BEGIN INFORMATION PROVIDED
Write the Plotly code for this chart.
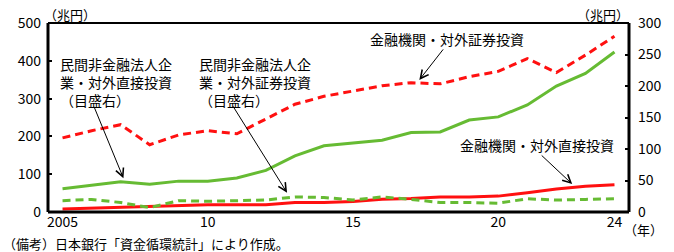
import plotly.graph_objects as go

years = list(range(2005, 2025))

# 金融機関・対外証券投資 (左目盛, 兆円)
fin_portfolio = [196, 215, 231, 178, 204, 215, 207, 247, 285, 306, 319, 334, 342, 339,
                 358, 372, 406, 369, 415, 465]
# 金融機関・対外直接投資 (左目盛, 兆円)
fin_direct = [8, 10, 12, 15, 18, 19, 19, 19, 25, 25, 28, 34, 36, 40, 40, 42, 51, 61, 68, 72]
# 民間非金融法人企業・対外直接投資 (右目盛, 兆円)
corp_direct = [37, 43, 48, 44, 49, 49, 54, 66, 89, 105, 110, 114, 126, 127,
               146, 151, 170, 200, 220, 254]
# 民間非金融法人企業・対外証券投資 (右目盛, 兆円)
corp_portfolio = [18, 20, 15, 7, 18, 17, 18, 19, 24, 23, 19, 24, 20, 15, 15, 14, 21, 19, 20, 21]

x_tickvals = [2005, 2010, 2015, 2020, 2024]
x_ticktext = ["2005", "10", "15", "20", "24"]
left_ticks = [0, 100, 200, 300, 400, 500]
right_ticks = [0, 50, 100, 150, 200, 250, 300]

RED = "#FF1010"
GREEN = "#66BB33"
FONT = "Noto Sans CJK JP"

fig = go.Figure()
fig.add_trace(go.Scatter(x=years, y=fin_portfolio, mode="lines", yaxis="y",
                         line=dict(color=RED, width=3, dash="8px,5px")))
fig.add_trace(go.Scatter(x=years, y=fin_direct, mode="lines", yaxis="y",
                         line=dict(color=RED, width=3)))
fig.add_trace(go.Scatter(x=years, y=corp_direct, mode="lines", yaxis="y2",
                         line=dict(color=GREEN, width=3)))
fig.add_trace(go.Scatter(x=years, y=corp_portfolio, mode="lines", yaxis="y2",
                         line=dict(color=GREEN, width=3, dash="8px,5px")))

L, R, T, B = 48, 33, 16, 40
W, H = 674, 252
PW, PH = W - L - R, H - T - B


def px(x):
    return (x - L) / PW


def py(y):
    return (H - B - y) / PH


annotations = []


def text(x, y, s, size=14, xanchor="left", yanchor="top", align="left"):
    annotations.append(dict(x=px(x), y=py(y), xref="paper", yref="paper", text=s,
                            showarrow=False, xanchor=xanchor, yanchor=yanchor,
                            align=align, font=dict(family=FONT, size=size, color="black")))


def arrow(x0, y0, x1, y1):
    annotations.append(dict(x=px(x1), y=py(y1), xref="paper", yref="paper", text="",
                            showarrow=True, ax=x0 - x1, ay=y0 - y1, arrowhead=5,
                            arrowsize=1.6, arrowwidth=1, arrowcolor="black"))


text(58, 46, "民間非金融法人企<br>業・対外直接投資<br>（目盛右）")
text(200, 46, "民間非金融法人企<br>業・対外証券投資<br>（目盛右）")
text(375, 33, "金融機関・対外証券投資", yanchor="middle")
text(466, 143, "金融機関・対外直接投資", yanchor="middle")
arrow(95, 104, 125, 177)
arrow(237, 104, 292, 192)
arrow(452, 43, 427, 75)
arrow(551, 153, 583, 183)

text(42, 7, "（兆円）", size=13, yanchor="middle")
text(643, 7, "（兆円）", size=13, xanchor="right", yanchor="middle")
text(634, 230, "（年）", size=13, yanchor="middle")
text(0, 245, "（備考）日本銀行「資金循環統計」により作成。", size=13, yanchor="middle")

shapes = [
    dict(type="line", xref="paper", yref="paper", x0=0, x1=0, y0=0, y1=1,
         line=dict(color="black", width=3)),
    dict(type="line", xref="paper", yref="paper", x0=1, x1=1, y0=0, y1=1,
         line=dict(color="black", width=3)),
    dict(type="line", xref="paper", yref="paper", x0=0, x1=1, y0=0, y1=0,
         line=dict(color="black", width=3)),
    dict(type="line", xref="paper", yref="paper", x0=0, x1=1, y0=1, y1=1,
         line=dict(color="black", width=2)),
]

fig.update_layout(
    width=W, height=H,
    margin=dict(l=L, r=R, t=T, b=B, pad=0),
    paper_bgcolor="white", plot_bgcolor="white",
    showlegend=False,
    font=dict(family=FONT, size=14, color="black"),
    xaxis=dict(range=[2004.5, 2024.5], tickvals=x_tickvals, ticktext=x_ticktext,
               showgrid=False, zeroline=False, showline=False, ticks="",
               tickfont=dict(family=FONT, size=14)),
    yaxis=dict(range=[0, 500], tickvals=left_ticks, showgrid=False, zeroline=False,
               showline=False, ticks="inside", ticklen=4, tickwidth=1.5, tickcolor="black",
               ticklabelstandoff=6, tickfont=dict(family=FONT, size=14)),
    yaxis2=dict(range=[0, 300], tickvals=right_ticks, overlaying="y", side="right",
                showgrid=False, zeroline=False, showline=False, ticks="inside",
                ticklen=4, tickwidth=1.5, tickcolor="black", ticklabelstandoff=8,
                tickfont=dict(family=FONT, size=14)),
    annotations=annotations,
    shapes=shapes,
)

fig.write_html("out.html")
END INFORMATION PROVIDED
**YOUR GOAL:**
From the listing, extract all text exactly as given and drop any picture.

**SOLUTION TO THIS TASK:**
Write the Plotly code for this chart.
import plotly.graph_objects as go

years = list(range(2005, 2025))

# 金融機関・対外証券投資 (左目盛, 兆円)
fin_portfolio = [196, 215, 231, 178, 204, 215, 207, 247, 285, 306, 319, 334, 342, 339,
                 358, 372, 406, 369, 415, 465]
# 金融機関・対外直接投資 (左目盛, 兆円)
fin_direct = [8, 10, 12, 15, 18, 19, 19, 19, 25, 25, 28, 34, 36, 40, 40, 42, 51, 61, 68, 72]
# 民間非金融法人企業・対外直接投資 (右目盛, 兆円)
corp_direct = [37, 43, 48, 44, 49, 49, 54, 66, 89, 105, 110, 114, 126, 127,
               146, 151, 170, 200, 220, 254]
# 民間非金融法人企業・対外証券投資 (右目盛, 兆円)
corp_portfolio = [18, 20, 15, 7, 18, 17, 18, 19, 24, 23, 19, 24, 20, 15, 15, 14, 21, 19, 20, 21]

x_tickvals = [2005, 2010, 2015, 2020, 2024]
x_ticktext = ["2005", "10", "15", "20", "24"]
left_ticks = [0, 100, 200, 300, 400, 500]
right_ticks = [0, 50, 100, 150, 200, 250, 300]

RED = "#FF1010"
GREEN = "#66BB33"
FONT = "Noto Sans CJK JP"

fig = go.Figure()
fig.add_trace(go.Scatter(x=years, y=fin_portfolio, mode="lines", yaxis="y",
                         line=dict(color=RED, width=3, dash="8px,5px")))
fig.add_trace(go.Scatter(x=years, y=fin_direct, mode="lines", yaxis="y",
                         line=dict(color=RED, width=3)))
fig.add_trace(go.Scatter(x=years, y=corp_direct, mode="lines", yaxis="y2",
                         line=dict(color=GREEN, width=3)))
fig.add_trace(go.Scatter(x=years, y=corp_portfolio, mode="lines", yaxis="y2",
                         line=dict(color=GREEN, width=3, dash="8px,5px")))

L, R, T, B = 48, 33, 16, 40
W, H = 674, 252
PW, PH = W - L - R, H - T - B


def px(x):
    return (x - L) / PW


def py(y):
    return (H - B - y) / PH


annotations = []


def text(x, y, s, size=14, xanchor="left", yanchor="top", align="left"):
    annotations.append(dict(x=px(x), y=py(y), xref="paper", yref="paper", text=s,
                            showarrow=False, xanchor=xanchor, yanchor=yanchor,
                            align=align, font=dict(family=FONT, size=size, color="black")))


def arrow(x0, y0, x1, y1):
    annotations.append(dict(x=px(x1), y=py(y1), xref="paper", yref="paper", text="",
                            showarrow=True, ax=x0 - x1, ay=y0 - y1, arrowhead=5,
                            arrowsize=1.6, arrowwidth=1, arrowcolor="black"))


text(58, 46, "民間非金融法人企<br>業・対外直接投資<br>（目盛右）")
text(200, 46, "民間非金融法人企<br>業・対外証券投資<br>（目盛右）")
text(375, 33, "金融機関・対外証券投資", yanchor="middle")
text(466, 143, "金融機関・対外直接投資", yanchor="middle")
arrow(95, 104, 125, 177)
arrow(237, 104, 292, 192)
arrow(452, 43, 427, 75)
arrow(551, 153, 583, 183)

text(42, 7, "（兆円）", size=13, yanchor="middle")
text(643, 7, "（兆円）", size=13, xanchor="right", yanchor="middle")
text(634, 230, "（年）", size=13, yanchor="middle")
text(0, 245, "（備考）日本銀行「資金循環統計」により作成。", size=13, yanchor="middle")

shapes = [
    dict(type="line", xref="paper", yref="paper", x0=0, x1=0, y0=0, y1=1,
         line=dict(color="black", width=3)),
    dict(type="line", xref="paper", yref="paper", x0=1, x1=1, y0=0, y1=1,
         line=dict(color="black", width=3)),
    dict(type="line", xref="paper", yref="paper", x0=0, x1=1, y0=0, y1=0,
         line=dict(color="black", width=3)),
    dict(type="line", xref="paper", yref="paper", x0=0, x1=1, y0=1, y1=1,
         line=dict(color="black", width=2)),
]

fig.update_layout(
    width=W, height=H,
    margin=dict(l=L, r=R, t=T, b=B, pad=0),
    paper_bgcolor="white", plot_bgcolor="white",
    showlegend=False,
    font=dict(family=FONT, size=14, color="black"),
    xaxis=dict(range=[2004.5, 2024.5], tickvals=x_tickvals, ticktext=x_ticktext,
               showgrid=False, zeroline=False, showline=False, ticks="",
               tickfont=dict(family=FONT, size=14)),
    yaxis=dict(range=[0, 500], tickvals=left_ticks, showgrid=False, zeroline=False,
               showline=False, ticks="inside", ticklen=4, tickwidth=1.5, tickcolor="black",
               ticklabelstandoff=6, tickfont=dict(family=FONT, size=14)),
    yaxis2=dict(range=[0, 300], tickvals=right_ticks, overlaying="y", side="right",
                showgrid=False, zeroline=False, showline=False, ticks="inside",
                ticklen=4, tickwidth=1.5, tickcolor="black", ticklabelstandoff=8,
                tickfont=dict(family=FONT, size=14)),
    annotations=annotations,
    shapes=shapes,
)

fig.write_html("out.html")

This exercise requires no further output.